— Supplied material —
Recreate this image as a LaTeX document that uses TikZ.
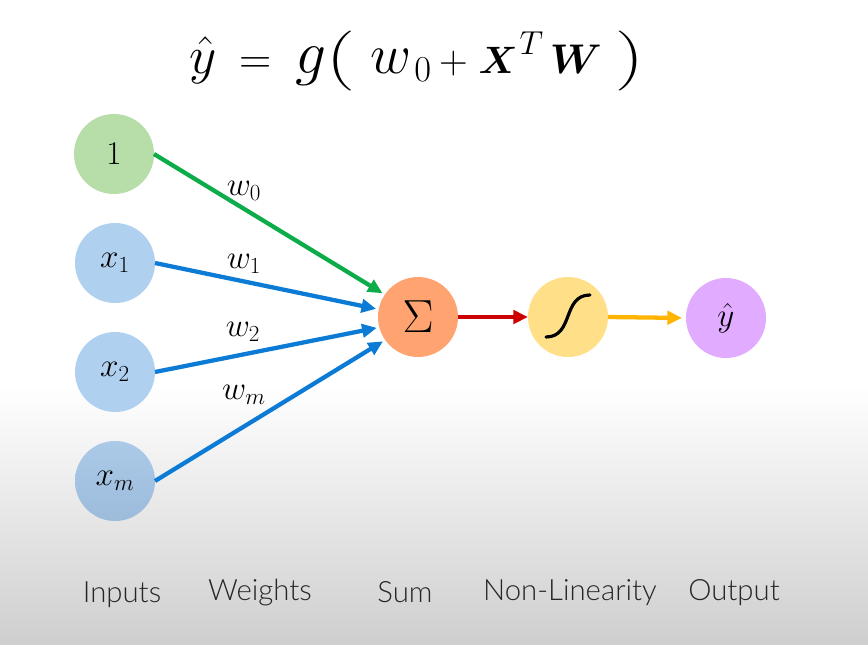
\documentclass[tikz,border=0pt]{standalone}
\usepackage{fontspec}
\usepackage{amsmath,bm}
\usetikzlibrary{arrows.meta}
\newfontfamily\lblfont{Lato Light}
\newcommand{\eqpart}[2]{\scalebox{#1}{$#2$}}
\newcommand{\eqparen}[1]{\raisebox{3pt}{\scalebox{1.4}[1.0]{$#1$}}}
\newcommand{\eqgap}[1]{\hspace*{#1pt}}
\definecolor{cgreen}{HTML}{B7DDA9}
\definecolor{cblue}{HTML}{AFD0EF}
\definecolor{cbluetop}{HTML}{AACAE8}
\definecolor{cbluebot}{HTML}{9DBBDB}
\definecolor{corange}{HTML}{FFA470}
\definecolor{cyellow}{HTML}{FFDF87}
\definecolor{cpurple}{HTML}{E1ACFF}
\definecolor{agreen}{HTML}{0BAC49}
\definecolor{ablue}{HTML}{0C7BD6}
\definecolor{ared}{HTML}{CC0000}
\definecolor{ayellow}{HTML}{FFB400}
\tikzset{
  x=0.75pt,y=-0.75pt,
  neuron/.style={circle,minimum size=60pt,inner sep=0pt,outer sep=0pt,font=\fontsize{23}{27}\selectfont},
  wire/.style={line width=3.2pt,-{Triangle[length=11pt,width=10pt]}},
  wlabel/.style={inner sep=0pt,font=\fontsize{23}{27}\selectfont},
  caption/.style={inner sep=0pt,anchor=base,text=black!85,font=\lblfont\fontsize{22}{26}\selectfont},
}
\begin{document}
\begin{tikzpicture}
\useasboundingbox (0,0) rectangle (868,644);
\fill[white] (0,0) rectangle (868,400);
\shade[top color=white,bottom color=black!19,shading angle=0] (0,385) rectangle (868,644);
\node[inner sep=0pt,anchor=base west,font=\fontsize{24.88}{28}\selectfont] (eq) at (189,73) {%
\eqpart{1.6}{\hat{y}}\eqgap{17}\eqpart{1.35}{=}\eqgap{18}\eqpart{1.85}{g}\eqgap{-1}\eqparen{\Bigl(}\eqgap{13.5}\eqpart{1.7}{w}\eqgap{2}\raisebox{-6pt}{\eqpart{1.1}{0}}\eqgap{6}\eqpart{1.2}{+}\eqgap{8}\eqpart{1.15}{\bm{X}}\eqgap{1.5}\raisebox{14pt}{\eqpart{1.0}{T}}\eqgap{5}\eqpart{1.25}{\bm{W}}\eqgap{12}\eqparen{\Bigr)}};
\node[neuron,fill=cgreen] (one) at (114,154) {$1$};
\node[neuron,fill=cblue] (x1) at (115,263) {\raisebox{-2pt}{$x_1$}};
\node[neuron,fill=cblue] (x2) at (115,372) {\raisebox{-2pt}{$x_2$}};
\node[neuron,top color=cbluetop,bottom color=cbluebot] (xm) at (115,481) {\raisebox{-2pt}{$x_m$}};
\node[neuron,fill=corange,font=\fontsize{24.88}{28}\selectfont] (sum) at (418,317) {\eqpart{1.4}{\Sigma}};
\node[neuron,fill=cyellow] (sig) at (568,317) {};
\node[neuron,fill=cpurple] (out) at (726,318) {$\hat{y}$};
\draw[line width=2.4pt,line cap=round] (546,337) .. controls (574,337) and (562,295) .. (590,295);
\draw[wire,agreen,shorten >=2pt] (one.east) -- (sum.146);
\draw[wire,ablue,shorten >=2pt] (x1.east) -- (sum.169);
\draw[wire,ablue,shorten >=2pt] (x2.east) -- (sum.195);
\draw[wire,ablue,shorten >=2pt] (xm.east) -- (sum.215);
\draw[wire,ared] (sum.east) -- (sig.west);
\draw[wire,ayellow,shorten >=3pt] (sig.east) -- (out.west);
\node[wlabel] (w0) at (244,191) {$w_0$};
\node[wlabel] (w1) at (244,264) {$w_1$};
\node[wlabel] (w2) at (243,332) {$w_2$};
\node[wlabel] (wm) at (244,395) {$w_m$};
\node[caption] (c1) at (122,602) {Inputs};
\node[caption] (c2) at (260,600) {Weights};
\node[caption] (c3) at (405,602) {Sum};
\node[caption] (c4) at (570,600) {Non-Linearity};
\node[caption] (c5) at (734,600) {Output};
\end{tikzpicture}
\end{document}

— Exercise prompt —
Copy out all the data exactly; skip the pictures.

— Task output —
Recreate this image as a LaTeX document that uses TikZ.
\documentclass[tikz,border=0pt]{standalone}
\usepackage{fontspec}
\usepackage{amsmath,bm}
\usetikzlibrary{arrows.meta}
\newfontfamily\lblfont{Lato Light}
\newcommand{\eqpart}[2]{\scalebox{#1}{$#2$}}
\newcommand{\eqparen}[1]{\raisebox{3pt}{\scalebox{1.4}[1.0]{$#1$}}}
\newcommand{\eqgap}[1]{\hspace*{#1pt}}
\definecolor{cgreen}{HTML}{B7DDA9}
\definecolor{cblue}{HTML}{AFD0EF}
\definecolor{cbluetop}{HTML}{AACAE8}
\definecolor{cbluebot}{HTML}{9DBBDB}
\definecolor{corange}{HTML}{FFA470}
\definecolor{cyellow}{HTML}{FFDF87}
\definecolor{cpurple}{HTML}{E1ACFF}
\definecolor{agreen}{HTML}{0BAC49}
\definecolor{ablue}{HTML}{0C7BD6}
\definecolor{ared}{HTML}{CC0000}
\definecolor{ayellow}{HTML}{FFB400}
\tikzset{
  x=0.75pt,y=-0.75pt,
  neuron/.style={circle,minimum size=60pt,inner sep=0pt,outer sep=0pt,font=\fontsize{23}{27}\selectfont},
  wire/.style={line width=3.2pt,-{Triangle[length=11pt,width=10pt]}},
  wlabel/.style={inner sep=0pt,font=\fontsize{23}{27}\selectfont},
  caption/.style={inner sep=0pt,anchor=base,text=black!85,font=\lblfont\fontsize{22}{26}\selectfont},
}
\begin{document}
\begin{tikzpicture}
\useasboundingbox (0,0) rectangle (868,644);
\fill[white] (0,0) rectangle (868,400);
\shade[top color=white,bottom color=black!19,shading angle=0] (0,385) rectangle (868,644);
\node[inner sep=0pt,anchor=base west,font=\fontsize{24.88}{28}\selectfont] (eq) at (189,73) {%
\eqpart{1.6}{\hat{y}}\eqgap{17}\eqpart{1.35}{=}\eqgap{18}\eqpart{1.85}{g}\eqgap{-1}\eqparen{\Bigl(}\eqgap{13.5}\eqpart{1.7}{w}\eqgap{2}\raisebox{-6pt}{\eqpart{1.1}{0}}\eqgap{6}\eqpart{1.2}{+}\eqgap{8}\eqpart{1.15}{\bm{X}}\eqgap{1.5}\raisebox{14pt}{\eqpart{1.0}{T}}\eqgap{5}\eqpart{1.25}{\bm{W}}\eqgap{12}\eqparen{\Bigr)}};
\node[neuron,fill=cgreen] (one) at (114,154) {$1$};
\node[neuron,fill=cblue] (x1) at (115,263) {\raisebox{-2pt}{$x_1$}};
\node[neuron,fill=cblue] (x2) at (115,372) {\raisebox{-2pt}{$x_2$}};
\node[neuron,top color=cbluetop,bottom color=cbluebot] (xm) at (115,481) {\raisebox{-2pt}{$x_m$}};
\node[neuron,fill=corange,font=\fontsize{24.88}{28}\selectfont] (sum) at (418,317) {\eqpart{1.4}{\Sigma}};
\node[neuron,fill=cyellow] (sig) at (568,317) {};
\node[neuron,fill=cpurple] (out) at (726,318) {$\hat{y}$};
\draw[line width=2.4pt,line cap=round] (546,337) .. controls (574,337) and (562,295) .. (590,295);
\draw[wire,agreen,shorten >=2pt] (one.east) -- (sum.146);
\draw[wire,ablue,shorten >=2pt] (x1.east) -- (sum.169);
\draw[wire,ablue,shorten >=2pt] (x2.east) -- (sum.195);
\draw[wire,ablue,shorten >=2pt] (xm.east) -- (sum.215);
\draw[wire,ared] (sum.east) -- (sig.west);
\draw[wire,ayellow,shorten >=3pt] (sig.east) -- (out.west);
\node[wlabel] (w0) at (244,191) {$w_0$};
\node[wlabel] (w1) at (244,264) {$w_1$};
\node[wlabel] (w2) at (243,332) {$w_2$};
\node[wlabel] (wm) at (244,395) {$w_m$};
\node[caption] (c1) at (122,602) {Inputs};
\node[caption] (c2) at (260,600) {Weights};
\node[caption] (c3) at (405,602) {Sum};
\node[caption] (c4) at (570,600) {Non-Linearity};
\node[caption] (c5) at (734,600) {Output};
\end{tikzpicture}
\end{document}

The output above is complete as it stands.